The forces of Rum assembled at Sivas, and many experienced nobles advised Kaykhusraw to remain there to take advantage of the city's fortifications. He was nevertheless convinced by some younger nobles, who were tired of waiting, that he should go on the offensive. When the army arrived at the pass of Köse Dağ Mountain (the name means 'bald mountain'), around 80 km northwest of Sivas, a similar disagreement ensued. The more prudent nobles again encouraged Kaykhusraw to take a defensive position on the favourable terrain and await reinforcements who were still arriving, but they were overruled by their younger counterparts, who accused them of cowardice. On 26 June, one young noble ordered his troops to mount and advance, provoking his fellows into following him.

This confusion, alongside the terrain at the pass, which led through a narrow and steep ravine, allowed Baiju to take advantage of his army's discipline and his own excellent generalship. To confront the leading Seljuk forces at the pass, he quickly assembled a vanguard composed of the best soldiers from every unit, and reorganised the remainder. The two vanguards clashed at the bottleneck in the ravine, whereupon the Georgian heavy cavalry contingents proved essential for both sides, and the soldiers of Rum slightly superior in quality overall.

The hard fighting lasted for close to a day, but the Seljuk formation suddenly crumbled in the evening. The causes of this collapse are not certain: the contemporary Armenian historian Grigor of Akanc attributed it to a decisive intervention by a Georgian prince named Aghbagha against the Seljuk right wing, but the 20th-century historian Josef Matuz, pointing out inconsistencies in Aghbagha's reported actions, dismissed this account as a literary topos. Matuz favoured the accounts of other sources, which describe the Mongols feigning a retreat before suddenly inflicting sustained arrow fire and charging again.
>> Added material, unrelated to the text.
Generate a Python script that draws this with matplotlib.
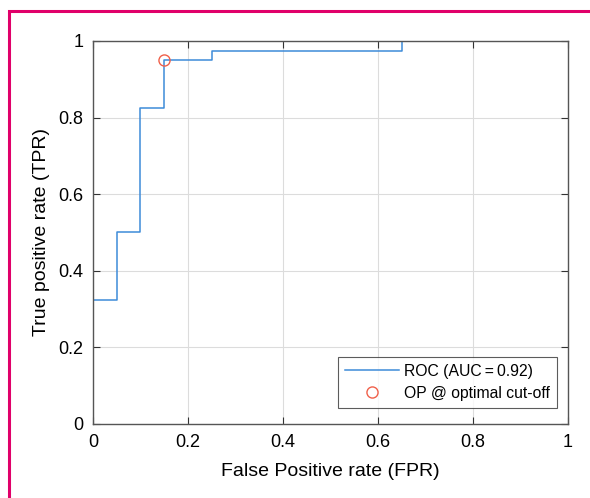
import numpy as np
import matplotlib.pyplot as plt
from matplotlib.patches import Rectangle

# ROC curve steps (FPR, TPR)
fpr = [0, 0, 0.05, 0.05, 0.10, 0.10, 0.15, 0.15, 0.25, 0.25, 0.65, 0.65, 1.0]
tpr = [0, 0.325, 0.325, 0.5, 0.5, 0.825, 0.825, 0.95, 0.95, 0.975, 0.975, 1.0, 1.0]
op_fpr = [0.15]
op_tpr = [0.95]
auc = 0.92
ticks = [0, 0.2, 0.4, 0.6, 0.8, 1]

plt.rcParams['font.family'] = ['Liberation Sans', 'DejaVu Sans']

fig = plt.figure(figsize=(5.9, 4.98), dpi=100)
ax = fig.add_axes([0.1576, 0.1486, 0.8051, 0.7691])

# magenta frame around the figure
fig.patches.append(Rectangle((8.5 / 590, -0.05), 1.2, 1 - 11.5 / 498 + 0.05,
                             transform=fig.transFigure, fill=False,
                             edgecolor='#e0006a', linewidth=2.2))

ax.plot(fpr, tpr, color='#3d8bd9', linewidth=1.1, label='ROC (AUC\u2009=\u20090.92)')
ax.plot(op_fpr, op_tpr, 'o', markerfacecolor='none', markeredgecolor='#f0604a',
        markersize=8, markeredgewidth=1.0, linestyle='none',
        label='OP @ optimal cut-off')

ax.set_xlim(0, 1)
ax.set_ylim(0, 1)
ax.set_xticks(ticks)
ax.set_yticks(ticks)
ax.set_xticklabels(['0', '0.2', '0.4', '0.6', '0.8', '1'])
ax.set_yticklabels(['0', '0.2', '0.4', '0.6', '0.8', '1'])
ax.grid(True, color='#dcdcdc', linewidth=0.8)
ax.set_axisbelow(True)
ax.tick_params(direction='in', top=True, right=True, length=5, width=0.8,
               colors='#333333', labelsize=13, labelcolor='black', pad=7)
for s in ax.spines.values():
    s.set_color('#555555')
    s.set_linewidth(1.0)

ax.set_xlabel('False Positive rate (FPR)', fontsize=14, labelpad=9)
ax.set_ylabel('True positive rate (TPR)', fontsize=14, labelpad=6)

leg = ax.legend(loc='lower right', fontsize=11.3, frameon=True, fancybox=False,
                edgecolor='#333333', handlelength=3.4, borderaxespad=0,
                labelspacing=0.45, handletextpad=0.35, borderpad=0.45,
                bbox_to_anchor=(0.977, 0.042))
leg.get_frame().set_linewidth(0.8)

fig.savefig('out.png', dpi=100)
The Seljuk dead included Wali al-Din, one of the (personal aides) of Kaykhusraw.

The apprehensive forces of Rum fled their camp during the night. Kaykhusraw was concerned that some of his more disloyal subjects might defect to Baiju, and thus withdrew to Ankara with his wife and children. The next day, Baiju suspected that the deserted enemy camp was a trap and held his men back from plundering it for a further day; this delay in advancing cost them the chance of capturing Kaykhusraw.

==Aftermath==
After the battle, the Mongols captured a number of cities in Anatolia, including Kayseri, Sivas, Erzincan, and Ankara, while Kaykhusraw was fleeing to Antalya. Rum was only spared total annihilation by the negotiations of the vizier Muhezzibeddin, who agreed terms of surrender including a vast tribute: annual payments of 12 million silver coins, 500 bolts of silk, 500 camels, and 5,000 sheep (equivalent to around 400,000 gold dinars) were to be transported to Mongolia at Rum's expense. Later envoys confirmed the appointment of a Mongol (lit. 'overseer') to supervise the region, along with the official submission of the Seljuk rulers to the Mongol throne.
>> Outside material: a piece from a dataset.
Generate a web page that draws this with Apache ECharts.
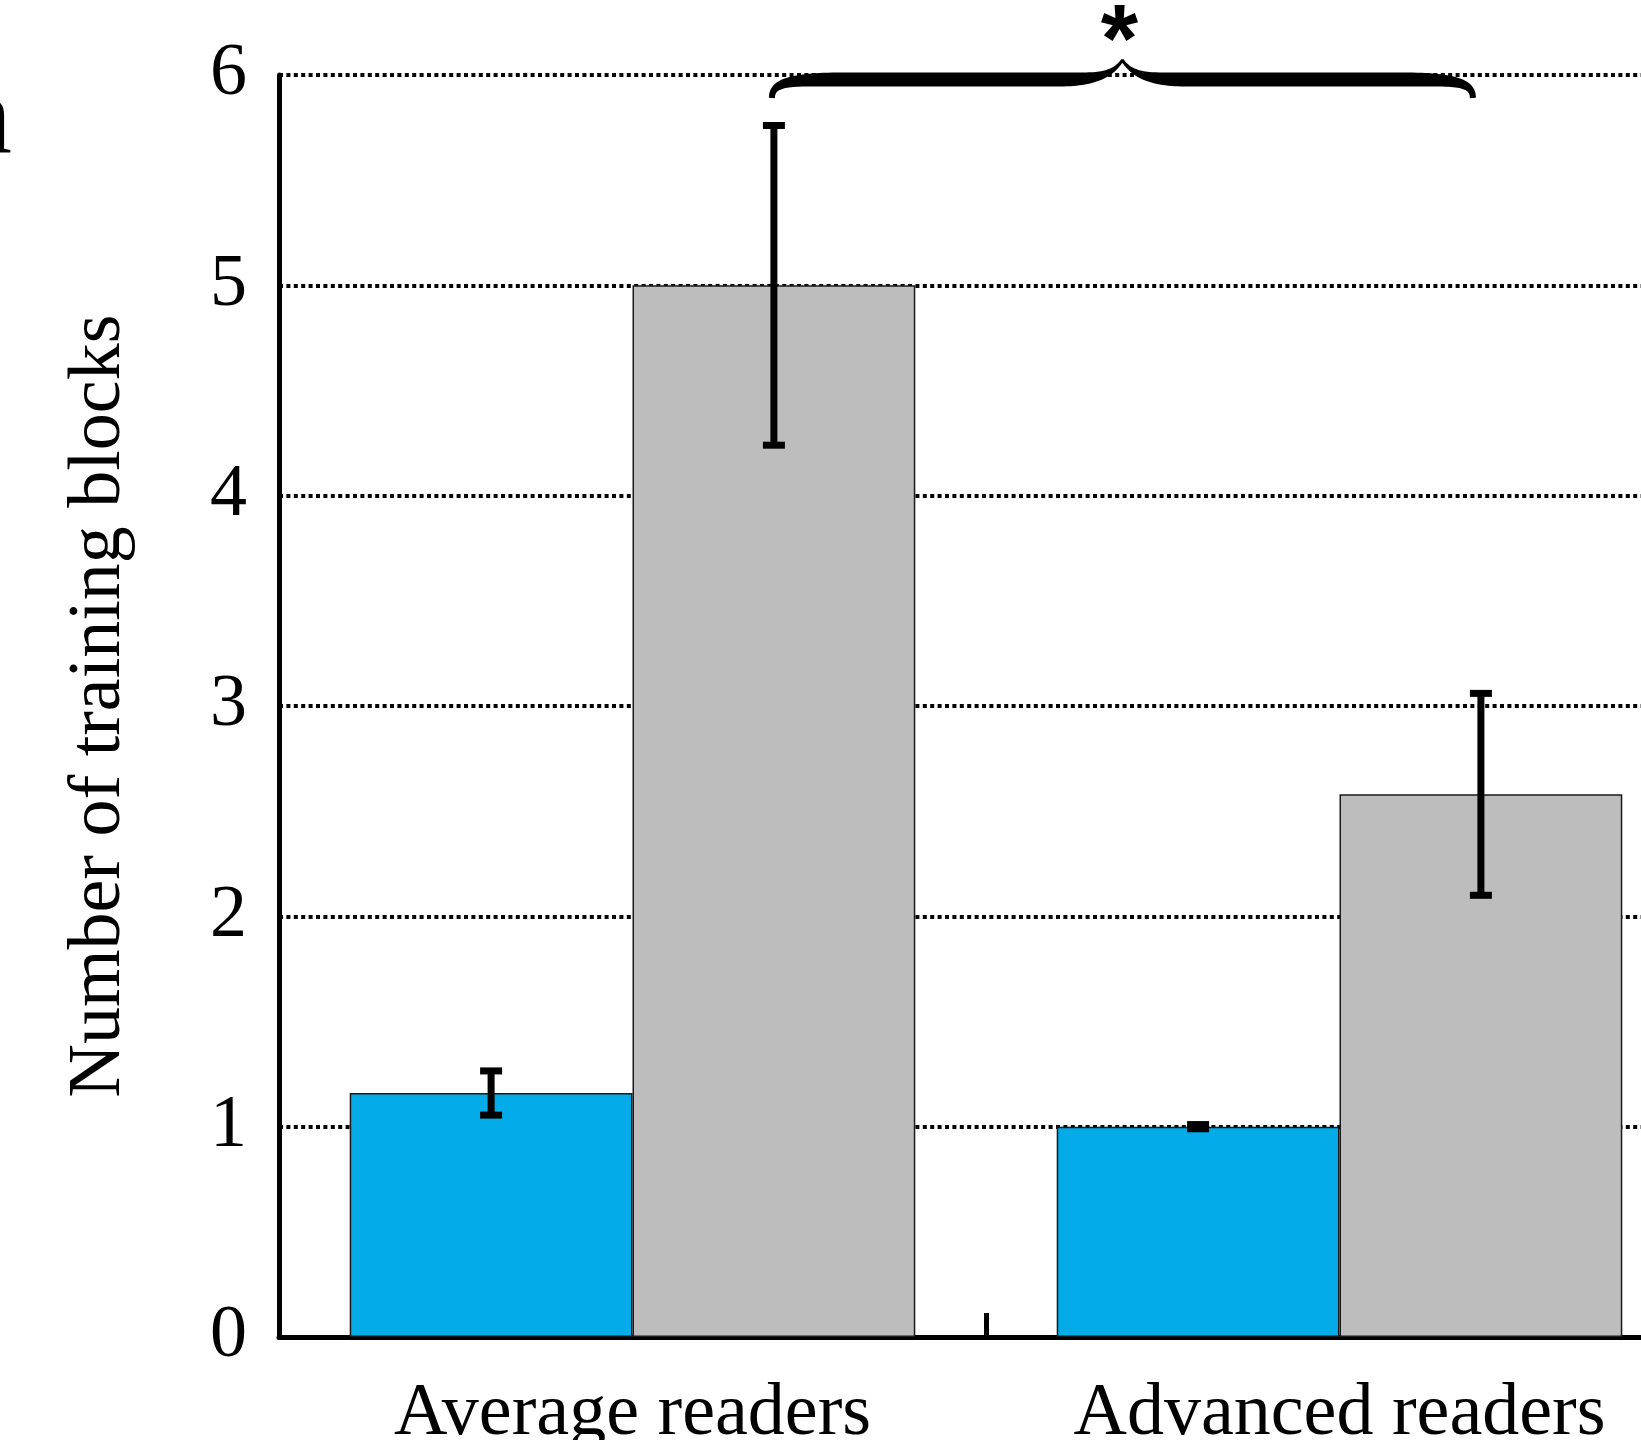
<!DOCTYPE html>
<html lang="en">
<head>
    <meta charset="UTF-8">
</head>
<style>
    html, body {
        width: 100%;
        height: 100%;
        margin: 0;
        background: #fff;
    }
</style>
<body>

<div id="main" style="width:1641px;height:1440px;"></div>

<script src="https://cdn.jsdelivr.net/npm/echarts@6/dist/echarts.min.js" type="text/javascript"></script>

<script type="text/javascript">

    // data
    const categories = ['Average readers', 'Advanced readers'];
    const blueMeans = [1.16, 1.0];
    const blueErr = [0.105, 0.01];
    const grayMeans = [5.0, 2.58];
    const grayErr = [0.76, 0.48];
    const yAxisTitle = 'Number of training blocks';

    const FONT = 'Liberation Serif';

    // error bar drawn over one of the two bars in a category (side = -1 left, +1 right)
    function errorBar(side) {
        return function (params, api) {
            let cat = api.value(0);
            let mean = api.value(1);
            let err = api.value(2);
            let band = api.size([1, 0])[0];
            let barW = band * 0.8 / 2;
            let c = api.coord([cat, mean]);
            let x = c[0] + side * barW / 2;
            let top = api.coord([cat, mean + err])[1];
            let bot = api.coord([cat, mean - err])[1];
            let half = 11, capH = 7;
            let st = {fill: '#000'};
            return {
                type: 'group',
                children: [
                    {type: 'rect', shape: {x: x - 3.5, y: top, width: 7, height: bot - top}, style: st},
                    {type: 'rect', shape: {x: x - half, y: top - capH / 2, width: half * 2, height: capH}, style: st},
                    {type: 'rect', shape: {x: x - half, y: bot - capH / 2, width: half * 2, height: capH}, style: st}
                ]
            };
        };
    }

    let myEcharts = echarts.init(document.getElementById('main'));

    let option = {
        animation: false,
        backgroundColor: '#fff',
        grid: {
            left: 279,
            top: 75,
            width: 1414,
            height: 1262,
            outerBoundsMode: 'none',
            containLabel: false
        },
        xAxis: {
            type: 'category',
            data: categories,
            axisLine: {lineStyle: {color: '#000', width: 5}},
            axisTick: {show: true, inside: true, interval: 0, length: 24, lineStyle: {color: '#000', width: 5}},
            axisLabel: {
                interval: 0,
                fontFamily: FONT,
                fontSize: 74,
                color: '#000',
                margin: 41
            }
        },
        yAxis: {
            type: 'value',
            min: 0,
            max: 6,
            interval: 1,
            name: yAxisTitle,
            nameLocation: 'middle',
            nameGap: 142,
            nameTextStyle: {
                fontFamily: FONT,
                fontSize: 74,
                color: '#000'
            },
            axisLine: {show: true, lineStyle: {color: '#000', width: 5}},
            axisTick: {show: false},
            axisLabel: {
                fontFamily: FONT,
                fontSize: 74,
                color: '#000',
                margin: 32
            },
            splitLine: {
                show: true,
                lineStyle: {color: '#000', width: 4, type: [4, 3.4]}
            }
        },
        series: [
            {
                name: 'Condition 1',
                type: 'bar',
                data: blueMeans,
                barGap: '0%',
                barCategoryGap: '20%',
                itemStyle: {color: '#03ACE8', borderColor: '#1a1a1a', borderWidth: 1.5}
            },
            {
                name: 'Condition 2',
                type: 'bar',
                data: grayMeans,
                itemStyle: {color: '#BDBDBD', borderColor: '#1a1a1a', borderWidth: 1.5}
            },
            {
                type: 'custom',
                z: 5,
                renderItem: errorBar(-1),
                data: blueMeans.map(function (m, i) { return [i, m, blueErr[i]]; })
            },
            {
                type: 'custom',
                z: 5,
                renderItem: errorBar(1),
                data: grayMeans.map(function (m, i) { return [i, m, grayErr[i]]; })
            }
        ]
    };

    myEcharts.setOption(option);

    // significance brace between the two gray bars, drawn as a tapered filled shape
    let c0 = myEcharts.convertToPixel({xAxisIndex: 0}, 0);
    let c1 = myEcharts.convertToPixel({xAxisIndex: 0}, 1);
    let barW = (c1 - c0) * 0.8 / 2;
    let xa = c0 + barW / 2 - 2;
    let xb = c1 + barW / 2 - 8;
    let xm = (xa + xb) / 2;
    let y6 = myEcharts.convertToPixel({yAxisIndex: 0}, 6);
    let yf = y6 + 4.5, ye = y6 + 23, yp = y6 - 15;

    function bez(p0, p1, p2, p3, t) {
        let u = 1 - t;
        return [
            u * u * u * p0[0] + 3 * u * u * t * p1[0] + 3 * u * t * t * p2[0] + t * t * t * p3[0],
            u * u * u * p0[1] + 3 * u * u * t * p1[1] + 3 * u * t * t * p2[1] + t * t * t * p3[1]
        ];
    }
    // centre line pieces: [p0, p1, p2, p3, halfWidthStart, halfWidthEnd]
    let pieces = [
        [[xa, ye], [xa, yf + 2], [xa + 20, yf], [xa + 70, yf], 3, 7],
        [[xa + 70, yf], [xa + 150, yf], [xm - 140, yf], [xm - 62, yf], 7, 7],
        [[xm - 62, yf], [xm - 28, yf], [xm - 10, yf - 4], [xm, yp], 7, 1.5],
        [[xm, yp], [xm + 10, yf - 4], [xm + 28, yf], [xm + 62, yf], 1.5, 7],
        [[xm + 62, yf], [xm + 140, yf], [xb - 150, yf], [xb - 70, yf], 7, 7],
        [[xb - 70, yf], [xb - 20, yf], [xb, yf + 2], [xb, ye], 7, 3]
    ];
    let centre = [], widths = [];
    pieces.forEach(function (pc) {
        for (let k = 0; k <= 30; k++) {
            let t = k / 30;
            centre.push(bez(pc[0], pc[1], pc[2], pc[3], t));
            let e = t * t * (3 - 2 * t);
            widths.push(pc[4] + (pc[5] - pc[4]) * e);
        }
    });
    let sideA = [], sideB = [];
    for (let i = 0; i < centre.length; i++) {
        let p = centre[Math.max(0, i - 1)], q = centre[Math.min(centre.length - 1, i + 1)];
        let dx = q[0] - p[0], dy = q[1] - p[1];
        let len = Math.sqrt(dx * dx + dy * dy) || 1;
        let nx = -dy / len, ny = dx / len;
        sideA.push([centre[i][0] + nx * widths[i], centre[i][1] + ny * widths[i]]);
        sideB.push([centre[i][0] - nx * widths[i], centre[i][1] - ny * widths[i]]);
    }
    let bracePts = sideA.concat(sideB.reverse());

    myEcharts.setOption({
        graphic: [
            {
                type: 'polygon',
                shape: {points: bracePts},
                style: {fill: '#000'}
            },
            {
                type: 'text',
                x: xm - 3,
                y: 45,
                style: {
                    text: '*',
                    font: 'bold 96px "Liberation Sans"',
                    fill: '#000',
                    align: 'center',
                    verticalAlign: 'middle'
                }
            },
            {
                // edge of the panel letter, cut by the picture
                type: 'text',
                x: -44,
                y: 124,
                style: {
                    text: 'n',
                    font: '112px ' + FONT,
                    fill: '#000',
                    align: 'left',
                    verticalAlign: 'middle'
                }
            }
        ]
    });

</script>
</body>
</html>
The victory at Köse Dağ established Mongol dominance in Anatolia at the expense of Rum, whose authority was weakened, over the Turkomans especially. The Mongols soon gained the submission of the Empire of Trebizond, whose ruler Manuel I likely attended the coronation of Güyük in Mongolia in 1246. John III Vatatzes was forced to abandon a planned campaign against the Latin Empire to strengthen Nicaea's eastern defences against a possible Mongol or Turkoman invasion. Cilician Armenia voluntarily submitted to the Mongols in 1244, receiving lands and fortresses as a reward for their initiative, and while the Principality of Antioch initially refused to follow, it reversed course under Armenian influence and eventually swore allegiance.

Upon Kaykhusraw II's death in 1246, his realm was rent apart by factions representing his three underage sons. Although some sultans of Rum, especially Kaykaus II, proved troublesome for the Mongols, Seljuk power steadily decreased, finally dying out in 1308. Its territories were assumed by the Ilkhanate, one of the successor states of the Mongol Empire.